Basic research areas
The basic research results for the last 10 years
The precise experimental data on the differential cross-section of nuclear reactions (3Не,d), (α,t), (α,3Не),(d,3Не), (3Не,α) at energies 20-50 MeV of projectile particles have been obtained. The analysis of the data was made by a modified Distorted Waves Born Approximation (DWBA) method, and some spectroscopic characteristics, these are asymptotic normalization coefficients (ANC) and spectroscopic factors (SF) for low lying single-particle states of light nuclei have been obtained.
Among recent works there is a theoretical estimation of the value of astrophysical factor (S-factor) for some reactions important in nuclear astrophysics with proton capture at stellar temperatures with use of the obtained ANCs.
These investigations have been conducted in collaboration with Argonne National Laboratory (USA), Scientific Research Institute of Nuclear Physics at Moscow State University(Russia), Institute of Nuclear Research Ukrainian National Academy of Sciences (Ukraine), Institute of Nuclear Physics of the National Nuclear Centre (Kazakhstan).
A new method of obtaining parameters of bound state Woods-Saxon potential based on using the charge symmetry of nuclear forces has been developed. To prove the validity of the charge symmetry of nuclear force an phenomenologic alpha-cluster model has been proposed.

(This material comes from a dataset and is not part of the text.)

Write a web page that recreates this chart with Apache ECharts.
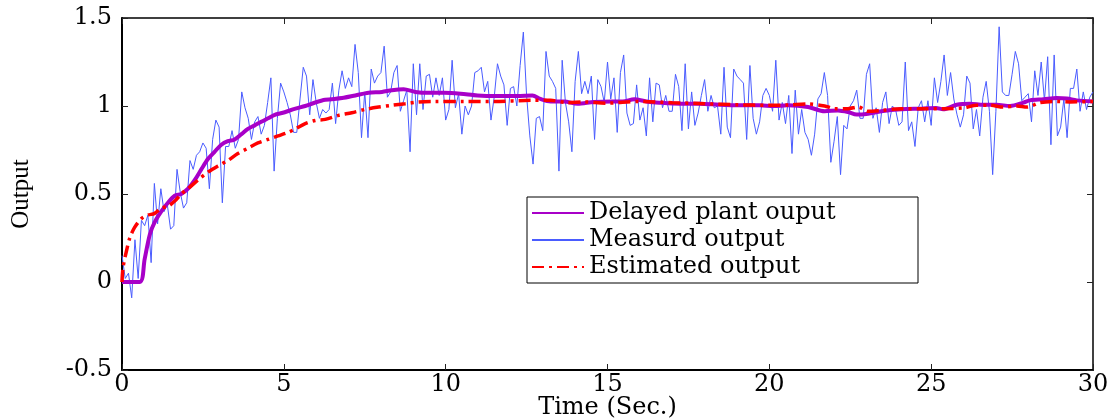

In the framework of the model some new successful formulas to calculate binding energy and radii of nuclei have been found.
The set up for precise measuring cross sections of the reactions induced by accelerated charge particles includes the scattering camber with mechanical devises for measurement at wide range of angles, 2° - 178°, provided with electronics and software for charge particle ΔE-E - identification and spectrometry. The developed set up is used at the beams of cyclotrons U-150 at INP AS of Uzbekistan and INP NNC of Kazakhstan. A new facility is developed for precise measurements for the nuclear reactions of astrophysical relevance both by activation and “prompt” methods at the low-energy accelerators.
On the basis of the neutron generator via T+d→n+α reaction the unique “neutron-induced elastic recoils detection” (NERD) method has been created for determination of content and concentration profiles of all hydrogen isotopes in various materials and mediums, regardless of their aggregative state. The method was used for diagnostic of the elements of the “first wall” and tritium inventory in the research tokamaks. The work was a part of International project on developing the thermonuclear reactor ITER, and it was fulfilled in the framework of International IAEA program.
The high-performance method of activation analysis of the short-lived light radionuclides have been developed at the fast neutron flux. It is based on the spectrometers with HP Ge and scintillation detectors and supplied by the appropriate software with database.